Imagine the return of the APC, determined, ruthless, and bent on revenge. A new Anti-Corruption Commissioner will rise with zeal to unearth everything Bio tries to conceal. The Inspector General of Police, no longer a pawn of his command, will reopen long-buried files. The same police officers who once harassed journalists and activists at his command will themselves be dragged into interrogation rooms.

Sierra Leoneans will sit back, half amused, half disgusted, watching the same people who once defended him now tear him apart piece by piece. The same men and women who abused power under his watch will not defend him when the tables turn. They will abandon him as easily as they abandoned the people. The same authorities that once gave him a visa will no longer have a reason to grant one. Without the shield of power, he will stand as an ordinary man, one who must answer for the millions unaccounted for, the secret dealings hidden behind diplomatic curtains, and the moral debt owed to a nation that trusted him.

And then will come the ghosts.

Yes, the ghosts, not the ones of his political rivals or lost friends, but of the unemployed youths he deceived with promises of jobs that never came. Every night, they will visit his conscience, whispering in the silence of his retirement, “We believed in you, and you abandoned us.” The ghost of the young man who took his life after years of fruitless job hunting. The ghost of the graduate who turned to drugs because hope was stolen. They will not let his conscience rest.

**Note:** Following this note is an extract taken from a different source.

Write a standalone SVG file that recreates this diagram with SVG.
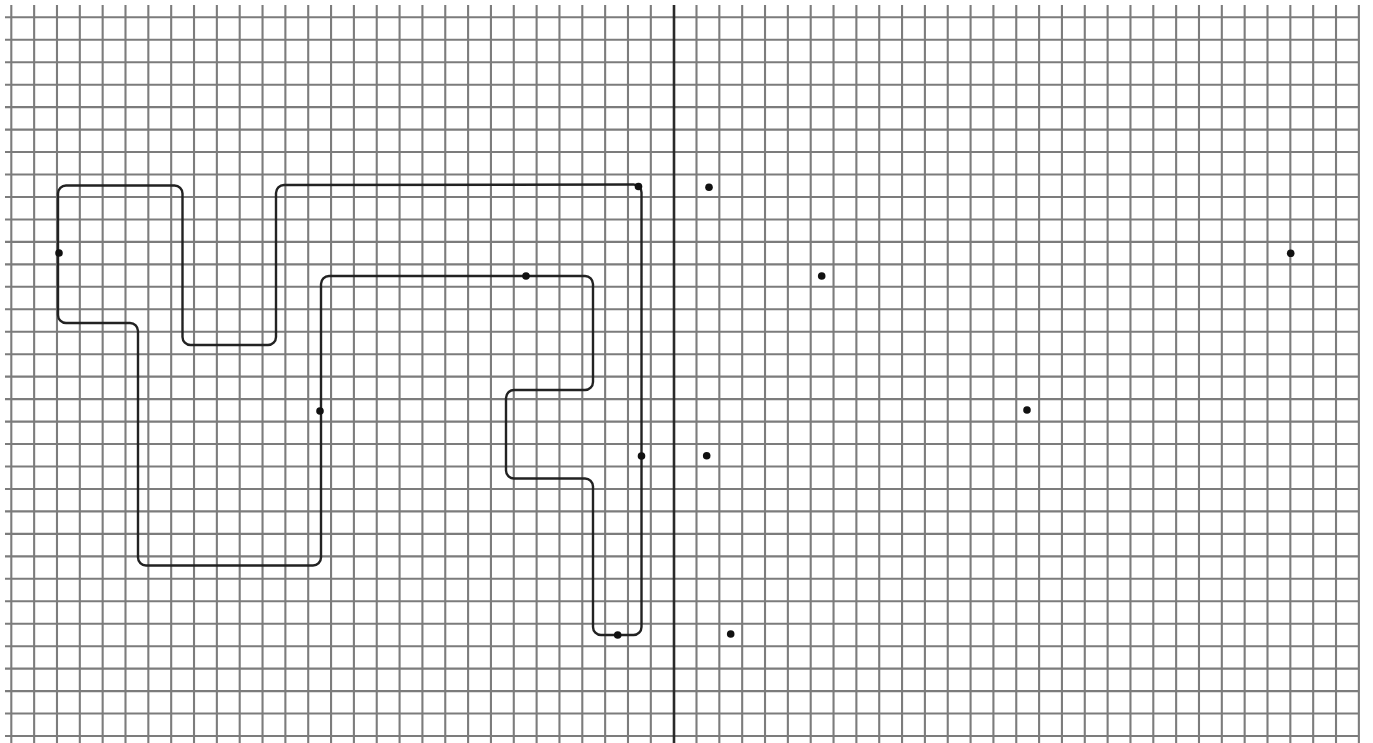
<svg xmlns="http://www.w3.org/2000/svg" width="1373" height="743" viewBox="0 0 1373 743">
<style>
.grid{fill:none;stroke:#7c7c7c;stroke-width:2.1}
.divider{fill:none;stroke:#2a2a2a;stroke-width:2.6}
.shape{fill:none;stroke:#222;stroke-width:2.4;stroke-linejoin:round}
.dot{fill:#111}
</style>
<rect width="1373" height="743" fill="#fff"/>
<g id="grid-vertical">
<path class="grid" d="M11.3 5V743M34.14 5V743M56.98 5V743M79.82 5V743M102.66 5V743M125.5 5V743M148.34 5V743M171.18 5V743M194.02 5V743M216.86 5V743M239.7 5V743M262.54 5V743M285.38 5V743M308.22 5V743M331.06 5V743M353.9 5V743M376.74 5V743M399.58 5V743M422.42 5V743M445.26 5V743M468.1 5V743M490.94 5V743M513.78 5V743M536.62 5V743M559.46 5V743M582.3 5V743M605.14 5V743M627.98 5V743M650.82 5V743M696.5 5V743M719.34 5V743M742.18 5V743M765.02 5V743M787.86 5V743M810.7 5V743M833.54 5V743M856.38 5V743M879.22 5V743M902.06 5V743M924.9 5V743M947.74 5V743M970.58 5V743M993.42 5V743M1016.26 5V743M1039.1 5V743M1061.94 5V743M1084.78 5V743M1107.62 5V743M1130.46 5V743M1153.3 5V743M1176.14 5V743M1198.98 5V743M1221.82 5V743M1244.66 5V743M1267.5 5V743M1290.34 5V743M1313.18 5V743M1336.02 5V743M1358.86 5V743"/>
</g>
<g id="grid-horizontal">
<path class="grid" d="M5 17.3H1359M5 39.76H1359M5 62.22H1359M5 84.68H1359M5 107.14H1359M5 129.6H1359M5 152.06H1359M5 174.52H1359M5 196.98H1359M5 219.44H1359M5 241.9H1359M5 264.36H1359M5 286.82H1359M5 309.28H1359M5 331.74H1359M5 354.2H1359M5 376.66H1359M5 399.12H1359M5 421.58H1359M5 444.04H1359M5 466.5H1359M5 488.96H1359M5 511.42H1359M5 533.88H1359M5 556.34H1359M5 578.8H1359M5 601.26H1359M5 623.72H1359M5 646.18H1359M5 668.64H1359M5 691.1H1359M5 713.56H1359M5 736.02H1359"/>
</g>
<g id="mirror-line">
<path class="divider" d="M674 5V743"/>
</g>
<g id="shape">
<path class="shape" d="M66 185.5H174.5a8 8 0 0 1 8 8V337a8 8 0 0 0 8 8H268a8 8 0 0 0 8 -8V193a8 8 0 0 1 8 -8L633.5 184.5a8 8 0 0 1 8 8V627a8 8 0 0 1 -8 8H601a8 8 0 0 1 -8 -8V486.5a8 8 0 0 0 -8 -8H514a8 8 0 0 1 -8 -8V398a8 8 0 0 1 8 -8H585a8 8 0 0 0 8 -8V284a8 8 0 0 0 -8 -8H329a8 8 0 0 0 -8 8V557.5a8 8 0 0 1 -8 8H146a8 8 0 0 1 -8 -8V331a8 8 0 0 0 -8 -8H66a8 8 0 0 1 -8 -8V193.5a8 8 0 0 1 8 -8Z"/>
</g>
<g id="shape-points">
<circle class="dot" cx="59" cy="253" r="3.8"/>
<circle class="dot" cx="526" cy="276" r="3.8"/>
<circle class="dot" cx="320" cy="411" r="3.8"/>
<circle class="dot" cx="641.5" cy="456" r="3.8"/>
<circle class="dot" cx="617.7" cy="635" r="3.8"/>
<circle class="dot" cx="638.5" cy="186.5" r="3.8"/>
</g>
<g id="image-points">
<circle class="dot" cx="709" cy="187.3" r="3.8"/>
<circle class="dot" cx="821.7" cy="276" r="3.8"/>
<circle class="dot" cx="1290.7" cy="253.3" r="3.8"/>
<circle class="dot" cx="1027" cy="410" r="3.8"/>
<circle class="dot" cx="706.7" cy="455.7" r="3.8"/>
<circle class="dot" cx="730.7" cy="634" r="3.8"/>
</g>
</svg>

Then, there will be the ghosts of the Kush victims. Those lost souls, burned by the flames of a drug epidemic he pretended not to see, will haunt his peace. The young men and women who destroyed their lives under the watch of his negligent government, their faces will appear in his dreams. Their mothers’ cries will echo in his silence. They will ask him, “Where were you when our children were dying in the gutters?” He will not have an answer. Their spirits will search his mind endlessly, refusing to be silenced, because their blood stains the soil of his legacy.

The First Lady will face her own reckoning too. The media that once glamorized her will turn their lenses into weapons of exposure. Every photo shoot, every self-congratulatory event, every extravagant expenditure will be revisited with anger. Her so-called charity work will be audited, and the truth will not flatter her. She will come to learn that fame fades faster than the people’s pain.

Even his daughter, once shielded by his power, will not escape scrutiny. Her alleged connection to figures like Jos Leijdekjers will be revisited in courtrooms and investigations. What was once glamour will become evidence.

President Julius Maada Bio’s post-power life will be defined not by what he built, but by what he destroyed, the trust, the hope, and the dignity of a people who believed in him. The unemployed youths, the Kush victims, the forgotten poor, the friends and family he betrayed, and the loyal members he allowed to be humiliated will all be his real historians. They will write his story in the dust of their pain.

And when he looks back, sitting in the quiet of his home without sirens, without convoys, without aides, he will realize that the laughter of State House was hollow. He will remember the times he mocked the suffering of the poor and the days he allowed arrogance to define leadership. He will see that all the titles, Chairman of this, Champion of that, Awardee of Excellence, meant nothing.

So, before that curtain falls, President Julius Maada Bio must remember this: power is fleeting, but conscience is eternal. The ghosts of his failures, the unemployed, the hungry, the addicted, the dead, the betrayed friends, and the forgotten family members will not vanish. They will live in the silence that follows power.

Because when the curtain falls on President Julius Maada Bio, it will not be applause that echoes, it will be the cries of those he failed.